Adam Pearl wants to change how people think about the harpsichord. His performance this Saturday, Feb. 24, will showcase the instrument with the extensive Baroque classic, Johann Sebastian Bach’s “Goldberg Variations.”
“I love this piece to death,” Pearl said. “I’ve been playing it for quite a while now, and I don’t get sick of it.”
Pearl is the principal harpsichordist for Philadelphia’s Baroque Orchestra, called Tempesta Di Mare, and a faculty instructor for harpsichord and keyboard at the Peabody Conservatory.
While studying piano at Peabody, Pearl took a class on the harpsichord, a 400-year-old keyboard that achieved peak prominence in the 17th and 18th centuries. “[That class] was the first time I’d ever played a harpsichord,” he said, “and, I don’t know, I found myself being really good at it, and liking the music a lot.” Pearl also enjoys the “freedom of interpretation” that comes with working with an instrument and a repertoire that are this old.
Pearl specialized in harpsichord at the graduate level and ended up teaching the very class he took. “I’ve taught that keyboard class for the past 11 years,” he said. While compositions for harpsichord continue to emerge today, Pearl specializes in historical performance. He researches, interprets and performs pieces from the harpsichord’s original period of popularity, the Baroque era. The harpsichord was eventually replaced as the most popular keyboard by the more advanced pianoforte (or piano, for short) of the Classical Period in the later 18th century.
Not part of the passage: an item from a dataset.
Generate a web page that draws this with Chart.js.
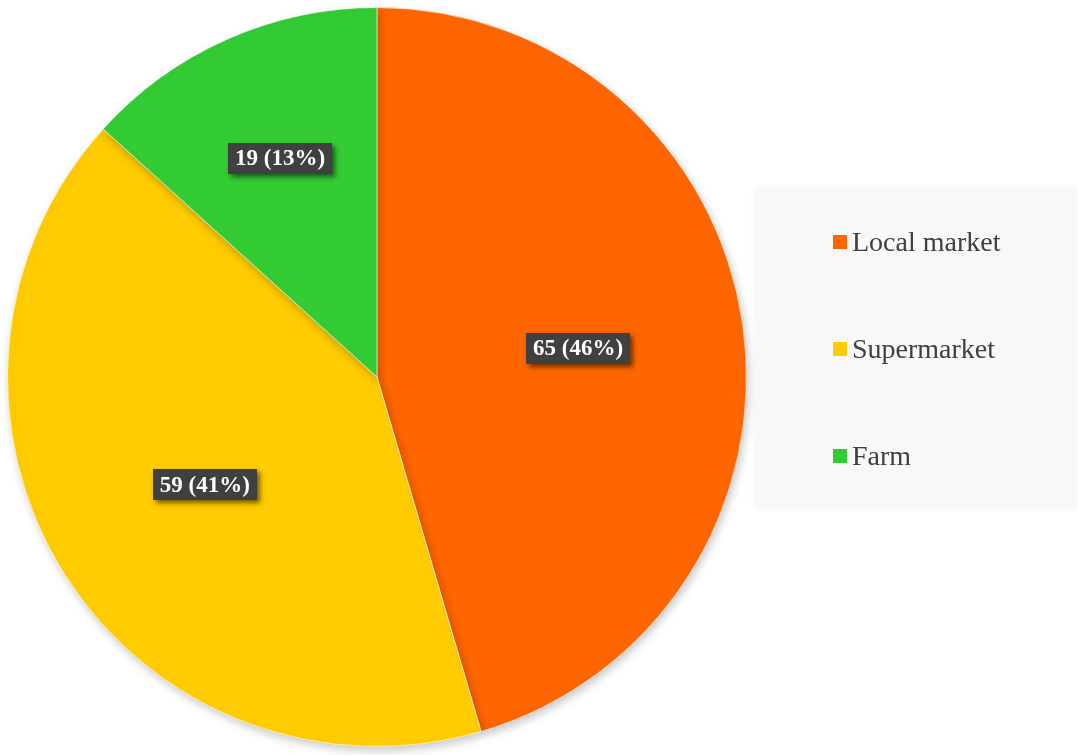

Pearl also enjoys the particular mechanism of the harpsichord. While piano keys operate hammers which strike strings, harpsichord keys are attached to “little quills, made out of bird feathers,” called plectra, which pluck at the string (although the synthetic delrin largely replaced bird quills in new harpsichords by the 20th century). Because the instrument plucks rather than strikes, a harpsichordist cannot change the dynamic, or volume, of each note by pressing the key harder or softer.
“There’s a completely different technique involved,” Pearl said. “With piano, you’re throwing a lot of your body weight into it, and you’re striking the key in a controlled way. With harpsichord, you can feel, when you push down the key, where the pluck happens, the resistance.”
Limited in terms of its dynamic capabilities, the harpsichord focuses instead on harmony and timing. Pearl does a lot of “continuo playing,” a Baroque practice that involves a moving bassline, performed by a cello or another low instrument, supplemented by harmony, sometimes improvised, from one or more other instruments. “Not only do you have this kind of flexibility of freedom, but you’re improvising based on chords,” Pearl said.
This practice is entirely based around how different notes interact with each other over time. Pearl describes this interaction as the “root of the expressive nature of baroque music.” While harmony and timing remain important features of instrumental music to this day, technological developments have allowed composers to make their music powerful in other ways, and so few types of music are as focused on these shifts between chords. “That sort of thing appeals to me a lot,” Pearl added.
Pearl said that he inevitably meets people who hate the harpsichord. “It kind of stuns me, but if you listen to recordings of the harpsichord from the 1940s, ’50s, ’60s, it sounds terrible. The instruments don’t sound good, they sound kind of metallic,” he said.
But over time, through research and practice, musicians like Pearl have rediscovered the capabilities of the harpsichord.
“The harpsichord is actually an incredibly expressive instrument,” he said. “I want people to understand how expressive it can actually be, how warm and rich the sound of it can be.”
Adam Pearl will perform in Brandi Recital Hall on Saturday, Feb. 24.